» Stated goal
Among the entries below, copy only the span from the line containing "Write the Chart.js code for this chart." through the line containing "const purple = '#A69AC2';". Do so exactly, and skip the pictures.

Code that draws figures:
[start]
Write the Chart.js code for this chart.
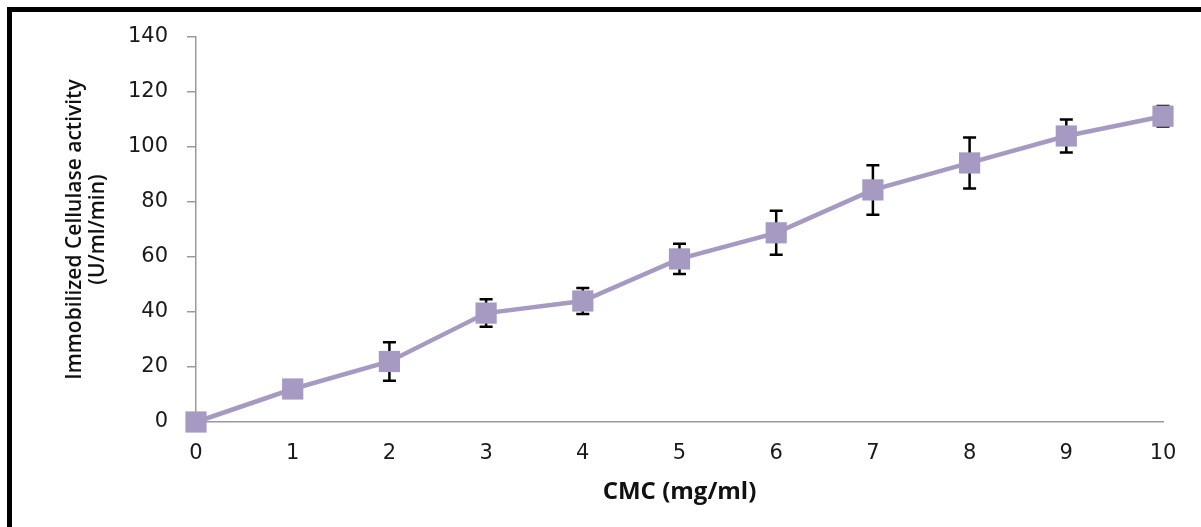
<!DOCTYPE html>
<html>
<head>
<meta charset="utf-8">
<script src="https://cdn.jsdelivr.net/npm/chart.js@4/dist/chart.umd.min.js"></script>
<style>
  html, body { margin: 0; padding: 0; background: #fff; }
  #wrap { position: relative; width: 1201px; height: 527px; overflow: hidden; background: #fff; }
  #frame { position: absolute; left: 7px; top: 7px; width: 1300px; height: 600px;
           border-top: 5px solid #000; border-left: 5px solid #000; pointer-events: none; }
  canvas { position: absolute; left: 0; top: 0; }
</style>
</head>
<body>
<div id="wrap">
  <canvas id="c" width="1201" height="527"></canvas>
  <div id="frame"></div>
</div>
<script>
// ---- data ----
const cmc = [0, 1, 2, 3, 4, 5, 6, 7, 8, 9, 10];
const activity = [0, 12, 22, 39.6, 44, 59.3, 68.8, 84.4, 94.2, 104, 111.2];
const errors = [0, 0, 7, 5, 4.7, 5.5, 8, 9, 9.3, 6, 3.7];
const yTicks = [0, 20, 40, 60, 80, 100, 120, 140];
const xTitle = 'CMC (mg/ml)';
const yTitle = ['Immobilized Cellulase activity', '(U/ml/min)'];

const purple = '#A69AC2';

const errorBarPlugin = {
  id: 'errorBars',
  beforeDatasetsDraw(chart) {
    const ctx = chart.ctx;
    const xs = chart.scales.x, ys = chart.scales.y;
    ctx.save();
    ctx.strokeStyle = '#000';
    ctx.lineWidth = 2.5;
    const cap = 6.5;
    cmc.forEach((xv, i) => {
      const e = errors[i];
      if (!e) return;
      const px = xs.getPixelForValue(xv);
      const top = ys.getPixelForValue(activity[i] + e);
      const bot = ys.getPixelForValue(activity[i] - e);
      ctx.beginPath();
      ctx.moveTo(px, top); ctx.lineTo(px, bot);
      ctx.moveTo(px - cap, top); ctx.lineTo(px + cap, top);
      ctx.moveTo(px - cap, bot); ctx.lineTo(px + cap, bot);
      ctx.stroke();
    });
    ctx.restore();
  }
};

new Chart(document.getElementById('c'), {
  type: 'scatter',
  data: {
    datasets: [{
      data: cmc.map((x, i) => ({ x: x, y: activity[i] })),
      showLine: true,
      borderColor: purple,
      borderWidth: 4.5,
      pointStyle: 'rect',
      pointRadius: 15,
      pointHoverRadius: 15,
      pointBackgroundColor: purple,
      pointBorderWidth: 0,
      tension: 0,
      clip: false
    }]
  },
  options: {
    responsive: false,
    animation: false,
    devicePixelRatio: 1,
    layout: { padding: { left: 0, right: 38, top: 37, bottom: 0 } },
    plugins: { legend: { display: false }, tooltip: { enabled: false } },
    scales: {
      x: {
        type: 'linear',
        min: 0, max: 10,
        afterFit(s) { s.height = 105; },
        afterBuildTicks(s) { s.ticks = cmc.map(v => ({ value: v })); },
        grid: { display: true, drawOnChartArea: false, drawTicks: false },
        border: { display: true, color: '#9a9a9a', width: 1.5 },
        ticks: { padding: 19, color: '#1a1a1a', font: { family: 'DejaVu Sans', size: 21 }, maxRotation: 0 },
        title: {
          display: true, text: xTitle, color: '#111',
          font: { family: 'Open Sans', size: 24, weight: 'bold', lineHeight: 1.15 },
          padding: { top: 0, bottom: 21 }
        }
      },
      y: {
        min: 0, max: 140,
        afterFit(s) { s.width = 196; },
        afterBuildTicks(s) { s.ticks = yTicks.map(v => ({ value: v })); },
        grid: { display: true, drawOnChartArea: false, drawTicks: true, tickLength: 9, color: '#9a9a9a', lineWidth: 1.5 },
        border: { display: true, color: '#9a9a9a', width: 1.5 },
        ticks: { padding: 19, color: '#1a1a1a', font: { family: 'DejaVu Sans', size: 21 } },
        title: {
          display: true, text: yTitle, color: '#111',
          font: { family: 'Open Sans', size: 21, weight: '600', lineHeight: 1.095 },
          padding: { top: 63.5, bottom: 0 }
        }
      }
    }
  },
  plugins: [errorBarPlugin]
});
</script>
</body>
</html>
[end]
[start]
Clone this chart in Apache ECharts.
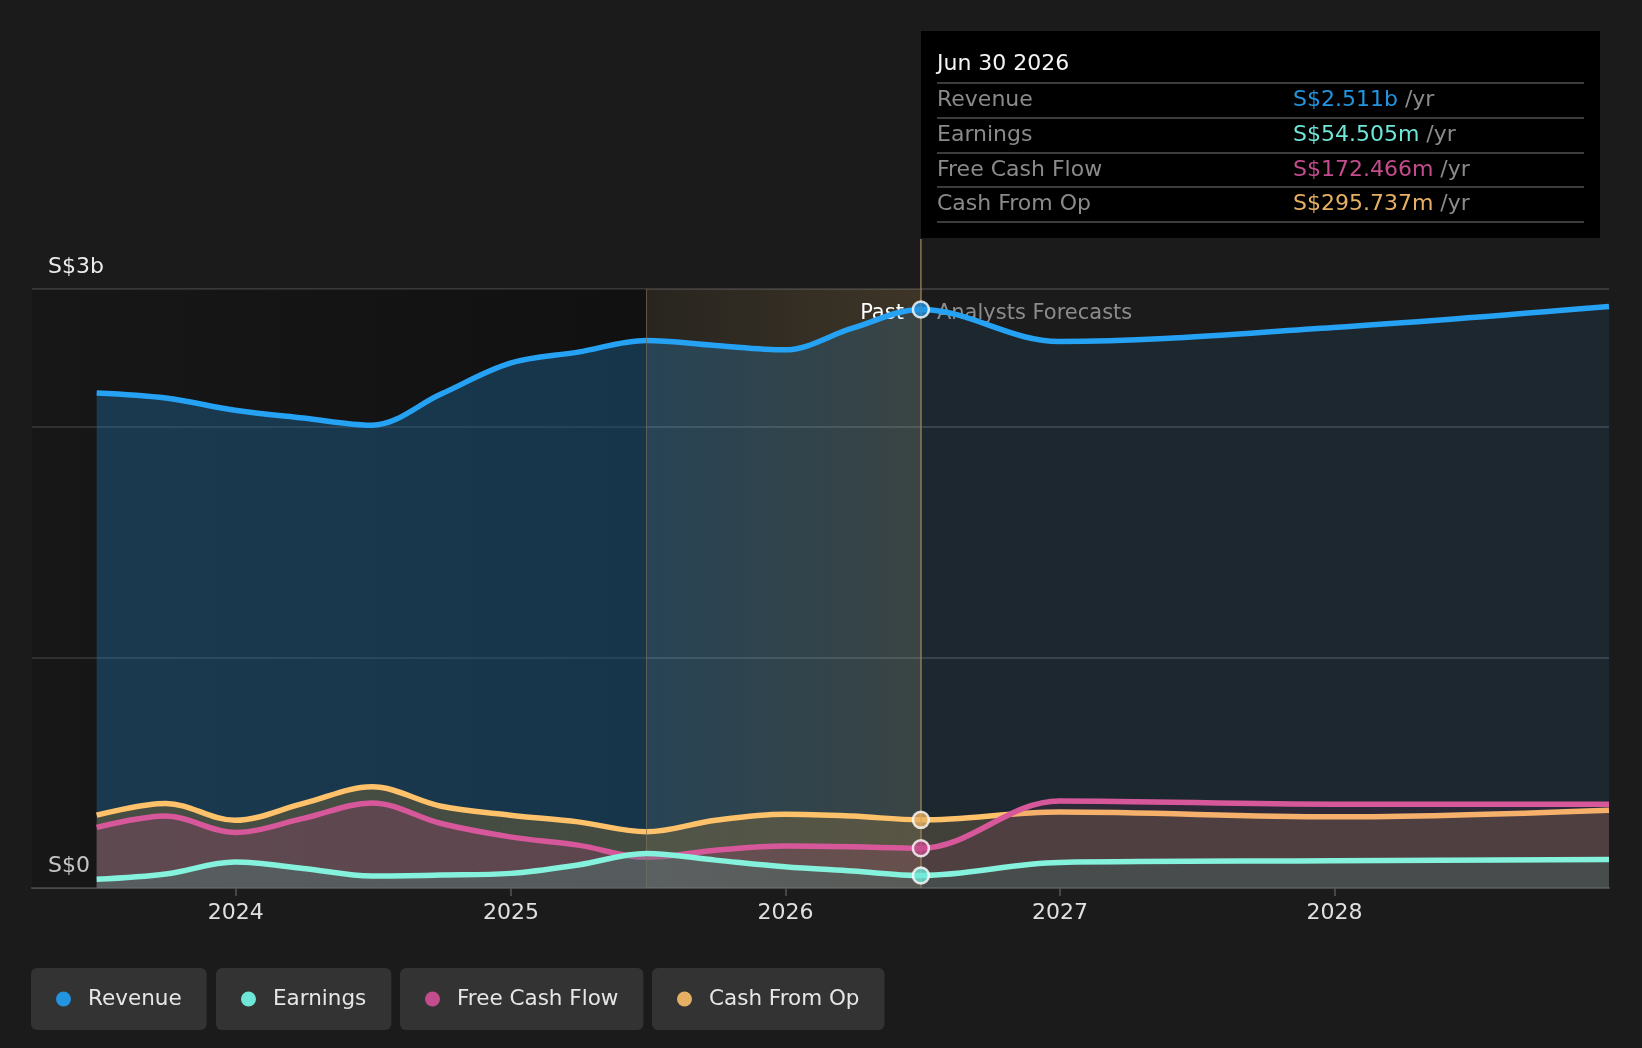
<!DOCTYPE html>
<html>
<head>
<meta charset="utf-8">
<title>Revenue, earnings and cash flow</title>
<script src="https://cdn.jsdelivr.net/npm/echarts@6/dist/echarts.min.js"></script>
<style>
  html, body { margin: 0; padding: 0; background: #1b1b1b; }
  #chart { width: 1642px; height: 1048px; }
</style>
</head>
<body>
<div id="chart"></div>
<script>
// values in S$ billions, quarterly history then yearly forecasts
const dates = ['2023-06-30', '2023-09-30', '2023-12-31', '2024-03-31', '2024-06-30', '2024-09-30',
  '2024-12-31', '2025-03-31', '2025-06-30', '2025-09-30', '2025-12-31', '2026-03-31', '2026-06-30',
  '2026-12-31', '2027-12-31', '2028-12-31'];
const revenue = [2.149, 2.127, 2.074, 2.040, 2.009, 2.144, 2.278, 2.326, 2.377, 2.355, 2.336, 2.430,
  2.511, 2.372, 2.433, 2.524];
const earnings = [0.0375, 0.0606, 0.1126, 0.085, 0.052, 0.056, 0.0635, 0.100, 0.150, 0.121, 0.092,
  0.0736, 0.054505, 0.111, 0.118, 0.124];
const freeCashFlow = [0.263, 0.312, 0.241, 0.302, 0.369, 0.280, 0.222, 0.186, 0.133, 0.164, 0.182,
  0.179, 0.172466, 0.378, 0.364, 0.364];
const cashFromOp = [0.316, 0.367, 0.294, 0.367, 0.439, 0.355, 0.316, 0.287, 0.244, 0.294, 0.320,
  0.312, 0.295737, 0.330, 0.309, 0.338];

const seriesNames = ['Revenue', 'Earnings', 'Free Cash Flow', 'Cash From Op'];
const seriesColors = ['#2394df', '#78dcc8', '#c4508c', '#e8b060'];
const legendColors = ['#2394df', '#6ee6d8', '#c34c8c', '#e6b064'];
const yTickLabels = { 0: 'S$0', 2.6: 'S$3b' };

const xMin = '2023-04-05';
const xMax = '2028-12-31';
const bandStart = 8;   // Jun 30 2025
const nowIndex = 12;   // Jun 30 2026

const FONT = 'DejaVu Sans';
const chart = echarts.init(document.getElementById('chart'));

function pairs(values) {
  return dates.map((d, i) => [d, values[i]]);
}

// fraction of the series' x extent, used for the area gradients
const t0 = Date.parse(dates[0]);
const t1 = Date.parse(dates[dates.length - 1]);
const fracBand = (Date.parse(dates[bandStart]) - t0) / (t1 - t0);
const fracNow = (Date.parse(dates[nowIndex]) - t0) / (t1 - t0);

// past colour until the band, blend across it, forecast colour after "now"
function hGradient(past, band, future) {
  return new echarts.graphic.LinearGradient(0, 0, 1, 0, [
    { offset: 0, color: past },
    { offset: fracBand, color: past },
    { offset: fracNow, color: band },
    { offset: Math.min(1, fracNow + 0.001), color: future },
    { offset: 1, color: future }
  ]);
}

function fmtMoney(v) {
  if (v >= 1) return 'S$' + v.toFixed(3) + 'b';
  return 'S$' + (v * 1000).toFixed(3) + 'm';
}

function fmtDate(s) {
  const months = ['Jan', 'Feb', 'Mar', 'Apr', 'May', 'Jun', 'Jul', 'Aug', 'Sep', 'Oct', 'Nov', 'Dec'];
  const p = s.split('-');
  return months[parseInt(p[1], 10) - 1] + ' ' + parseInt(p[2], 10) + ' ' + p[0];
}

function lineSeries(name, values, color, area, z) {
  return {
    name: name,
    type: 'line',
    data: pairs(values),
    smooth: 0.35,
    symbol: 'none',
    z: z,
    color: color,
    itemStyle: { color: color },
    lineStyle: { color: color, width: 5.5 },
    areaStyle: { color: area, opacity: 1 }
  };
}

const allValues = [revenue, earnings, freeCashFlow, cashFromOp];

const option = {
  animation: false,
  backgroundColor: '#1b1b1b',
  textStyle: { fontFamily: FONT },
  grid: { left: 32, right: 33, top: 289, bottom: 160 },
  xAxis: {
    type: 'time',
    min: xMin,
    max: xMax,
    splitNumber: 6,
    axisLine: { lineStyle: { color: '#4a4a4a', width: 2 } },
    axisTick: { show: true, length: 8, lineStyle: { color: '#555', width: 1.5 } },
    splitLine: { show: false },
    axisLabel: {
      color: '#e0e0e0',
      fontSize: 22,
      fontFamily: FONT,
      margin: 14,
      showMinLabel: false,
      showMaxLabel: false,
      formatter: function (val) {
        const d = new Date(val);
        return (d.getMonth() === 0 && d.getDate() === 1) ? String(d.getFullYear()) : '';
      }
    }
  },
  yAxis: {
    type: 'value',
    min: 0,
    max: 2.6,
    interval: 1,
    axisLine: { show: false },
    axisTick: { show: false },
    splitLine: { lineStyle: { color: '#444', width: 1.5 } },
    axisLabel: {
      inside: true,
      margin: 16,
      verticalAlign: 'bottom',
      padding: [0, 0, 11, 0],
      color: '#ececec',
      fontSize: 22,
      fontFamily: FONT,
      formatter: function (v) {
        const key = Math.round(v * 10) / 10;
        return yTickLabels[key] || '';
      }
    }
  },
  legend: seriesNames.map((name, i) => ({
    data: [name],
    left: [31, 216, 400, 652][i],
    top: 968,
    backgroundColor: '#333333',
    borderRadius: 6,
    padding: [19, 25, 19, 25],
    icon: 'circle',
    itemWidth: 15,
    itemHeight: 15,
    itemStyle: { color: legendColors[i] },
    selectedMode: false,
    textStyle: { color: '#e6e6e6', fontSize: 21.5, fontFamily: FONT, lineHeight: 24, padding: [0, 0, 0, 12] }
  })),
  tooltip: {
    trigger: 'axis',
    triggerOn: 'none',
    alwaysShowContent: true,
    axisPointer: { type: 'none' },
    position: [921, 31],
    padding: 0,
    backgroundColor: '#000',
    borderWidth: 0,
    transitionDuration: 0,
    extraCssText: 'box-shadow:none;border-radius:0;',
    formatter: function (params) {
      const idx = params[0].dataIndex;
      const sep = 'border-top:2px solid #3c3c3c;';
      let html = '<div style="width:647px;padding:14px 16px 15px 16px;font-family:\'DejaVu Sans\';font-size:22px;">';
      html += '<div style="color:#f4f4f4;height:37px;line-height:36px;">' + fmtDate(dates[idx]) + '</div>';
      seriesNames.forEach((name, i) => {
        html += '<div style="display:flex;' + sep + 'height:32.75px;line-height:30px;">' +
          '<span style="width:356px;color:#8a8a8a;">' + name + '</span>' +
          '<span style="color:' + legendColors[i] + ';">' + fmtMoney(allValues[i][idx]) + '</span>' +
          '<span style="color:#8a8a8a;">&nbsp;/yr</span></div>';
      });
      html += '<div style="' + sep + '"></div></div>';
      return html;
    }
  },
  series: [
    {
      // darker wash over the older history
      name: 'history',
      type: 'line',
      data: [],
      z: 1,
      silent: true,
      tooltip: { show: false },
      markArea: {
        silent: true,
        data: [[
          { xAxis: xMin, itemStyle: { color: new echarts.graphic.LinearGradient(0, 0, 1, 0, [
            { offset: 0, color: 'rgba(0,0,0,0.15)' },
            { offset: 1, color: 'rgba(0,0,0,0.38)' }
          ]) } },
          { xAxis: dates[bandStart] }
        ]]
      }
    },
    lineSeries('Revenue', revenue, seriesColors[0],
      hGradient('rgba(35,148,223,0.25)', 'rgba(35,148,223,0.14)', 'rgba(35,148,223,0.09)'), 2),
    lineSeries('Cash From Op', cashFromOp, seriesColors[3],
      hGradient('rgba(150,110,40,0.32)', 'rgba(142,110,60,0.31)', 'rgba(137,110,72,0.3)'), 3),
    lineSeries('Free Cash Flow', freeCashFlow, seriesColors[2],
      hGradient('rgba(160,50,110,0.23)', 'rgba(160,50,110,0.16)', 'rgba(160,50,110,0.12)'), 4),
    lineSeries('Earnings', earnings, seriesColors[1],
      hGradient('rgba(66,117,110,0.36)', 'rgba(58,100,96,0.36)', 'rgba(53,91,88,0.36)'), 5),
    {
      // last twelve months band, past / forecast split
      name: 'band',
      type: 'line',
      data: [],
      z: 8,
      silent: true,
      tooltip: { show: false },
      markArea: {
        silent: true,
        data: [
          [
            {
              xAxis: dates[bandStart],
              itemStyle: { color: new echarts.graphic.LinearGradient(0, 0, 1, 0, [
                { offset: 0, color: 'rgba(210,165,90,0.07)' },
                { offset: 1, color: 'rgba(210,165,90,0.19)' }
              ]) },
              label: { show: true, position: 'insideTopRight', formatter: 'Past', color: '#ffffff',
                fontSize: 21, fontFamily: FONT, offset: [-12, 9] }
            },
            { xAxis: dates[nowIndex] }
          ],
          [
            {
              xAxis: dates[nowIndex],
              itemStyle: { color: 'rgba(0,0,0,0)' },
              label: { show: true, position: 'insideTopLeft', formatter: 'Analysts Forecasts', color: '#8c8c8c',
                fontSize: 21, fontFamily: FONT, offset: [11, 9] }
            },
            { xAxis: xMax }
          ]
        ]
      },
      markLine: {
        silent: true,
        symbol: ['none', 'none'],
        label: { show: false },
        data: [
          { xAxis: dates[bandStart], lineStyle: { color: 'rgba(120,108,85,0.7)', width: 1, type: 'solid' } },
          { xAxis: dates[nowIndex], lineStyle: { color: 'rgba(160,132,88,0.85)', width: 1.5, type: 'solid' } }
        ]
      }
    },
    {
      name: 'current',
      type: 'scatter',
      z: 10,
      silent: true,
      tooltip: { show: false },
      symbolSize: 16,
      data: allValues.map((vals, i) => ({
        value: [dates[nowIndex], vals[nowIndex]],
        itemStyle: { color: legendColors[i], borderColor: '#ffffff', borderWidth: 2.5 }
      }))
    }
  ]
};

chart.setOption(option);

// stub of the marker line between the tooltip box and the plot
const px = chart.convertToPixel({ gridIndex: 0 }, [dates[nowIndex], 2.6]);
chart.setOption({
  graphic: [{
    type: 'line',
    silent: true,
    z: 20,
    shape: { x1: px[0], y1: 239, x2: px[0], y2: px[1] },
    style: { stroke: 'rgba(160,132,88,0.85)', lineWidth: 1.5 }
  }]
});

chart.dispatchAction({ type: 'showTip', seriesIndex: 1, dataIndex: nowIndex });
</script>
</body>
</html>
[end]
[start]
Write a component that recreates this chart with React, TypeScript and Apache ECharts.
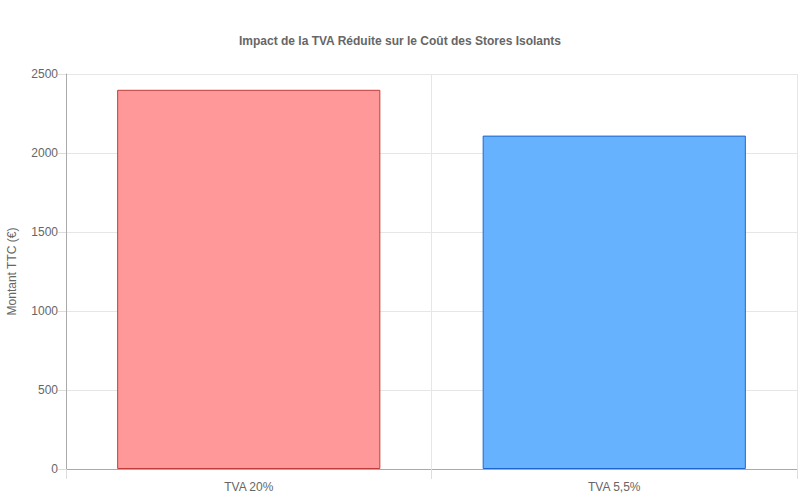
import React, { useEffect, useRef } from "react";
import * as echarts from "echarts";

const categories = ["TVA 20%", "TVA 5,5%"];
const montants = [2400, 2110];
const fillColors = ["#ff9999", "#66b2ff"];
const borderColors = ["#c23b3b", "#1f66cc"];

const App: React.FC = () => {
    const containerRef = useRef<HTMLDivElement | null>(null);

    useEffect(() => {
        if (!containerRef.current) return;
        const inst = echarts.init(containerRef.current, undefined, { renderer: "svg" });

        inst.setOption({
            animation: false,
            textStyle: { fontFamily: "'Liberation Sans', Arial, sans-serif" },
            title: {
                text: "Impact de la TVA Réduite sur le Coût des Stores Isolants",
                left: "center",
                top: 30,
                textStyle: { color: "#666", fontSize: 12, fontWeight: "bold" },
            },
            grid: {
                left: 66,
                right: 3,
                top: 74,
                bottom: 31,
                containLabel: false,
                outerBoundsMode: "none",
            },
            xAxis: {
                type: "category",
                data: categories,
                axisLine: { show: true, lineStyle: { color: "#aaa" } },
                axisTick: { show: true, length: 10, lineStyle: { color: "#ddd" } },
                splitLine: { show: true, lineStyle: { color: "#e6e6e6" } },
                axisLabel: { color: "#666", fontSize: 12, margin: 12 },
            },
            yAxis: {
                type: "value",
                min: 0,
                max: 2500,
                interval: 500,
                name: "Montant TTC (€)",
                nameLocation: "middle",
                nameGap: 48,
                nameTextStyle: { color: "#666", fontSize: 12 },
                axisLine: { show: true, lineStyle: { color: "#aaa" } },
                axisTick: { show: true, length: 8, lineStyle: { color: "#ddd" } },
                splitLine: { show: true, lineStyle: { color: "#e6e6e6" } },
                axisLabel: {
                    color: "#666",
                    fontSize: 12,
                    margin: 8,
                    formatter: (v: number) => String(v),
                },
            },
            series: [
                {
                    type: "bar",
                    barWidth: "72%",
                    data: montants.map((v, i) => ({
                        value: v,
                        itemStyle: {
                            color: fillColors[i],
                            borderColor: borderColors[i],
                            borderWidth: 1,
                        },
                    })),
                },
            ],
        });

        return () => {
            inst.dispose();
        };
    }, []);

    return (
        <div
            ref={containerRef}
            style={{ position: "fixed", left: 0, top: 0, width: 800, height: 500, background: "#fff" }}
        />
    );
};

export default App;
[end]
» Correct answer
Write the Chart.js code for this chart.
<!DOCTYPE html>
<html>
<head>
<meta charset="utf-8">
<script src="https://cdn.jsdelivr.net/npm/chart.js@4/dist/chart.umd.min.js"></script>
<style>
  html, body { margin: 0; padding: 0; background: #fff; }
  #wrap { position: relative; width: 1201px; height: 527px; overflow: hidden; background: #fff; }
  #frame { position: absolute; left: 7px; top: 7px; width: 1300px; height: 600px;
           border-top: 5px solid #000; border-left: 5px solid #000; pointer-events: none; }
  canvas { position: absolute; left: 0; top: 0; }
</style>
</head>
<body>
<div id="wrap">
  <canvas id="c" width="1201" height="527"></canvas>
  <div id="frame"></div>
</div>
<script>
// ---- data ----
const cmc = [0, 1, 2, 3, 4, 5, 6, 7, 8, 9, 10];
const activity = [0, 12, 22, 39.6, 44, 59.3, 68.8, 84.4, 94.2, 104, 111.2];
const errors = [0, 0, 7, 5, 4.7, 5.5, 8, 9, 9.3, 6, 3.7];
const yTicks = [0, 20, 40, 60, 80, 100, 120, 140];
const xTitle = 'CMC (mg/ml)';
const yTitle = ['Immobilized Cellulase activity', '(U/ml/min)'];

const purple = '#A69AC2';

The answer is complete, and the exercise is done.